Tori planted pumpkins there this spring. At first they took off – The vines extended diagonally from one corner of the lot to the other. The vines looked as if they were going to take over the yard, maybe the world. It developed about three dozen small green orbs about the size of softballs and we thought, "Great! We'll be selling pumpkins this Halloween." I looked up a few pumpkin recipes.

And then they stopped. In bunches, they just broke off their stems and rotted. We ended up with one pumpkin still growing in late August, and something found it and chowed down on it in September.

The point of all this is, we don't do much, if anything, with the backyard.

Saturday we deemed it time to go give it it's annual mowing. The weather has cooled, it was a beautiful day, mid 70s, and we went out in the mid-morning and were finished by 1 p.m. Tori and I took turns with the borrowed lawn mower and the weed whacker we'd found in the shed. The grass hadn't gotten too tall – probably the spread of pumpkin vines had kept it to ankle height in most places. But it was dense, and the uneven terrain made it a chore. We were both sore afterwards, and didn't have much energy left for anything else on Saturday.
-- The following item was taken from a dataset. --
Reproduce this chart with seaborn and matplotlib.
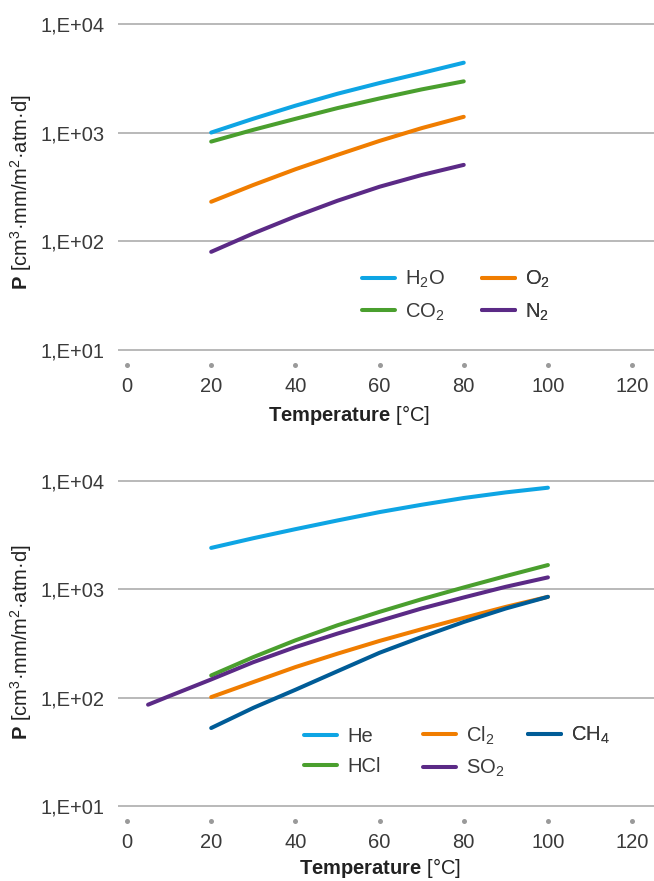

But now the backyard is done, except for the mound, which was more densely grown over. I'm going to post this and get out there with the weed whacker for one last pass.

And then it should be done. The weather is cooling, and the lawn – such as it is – is ready to go dormant. If we're still renting here in the spring, we'll take another look at it. Maybe we'll even think of something we want to do back there. In the meantime, the backyard is out of sight, out of mind.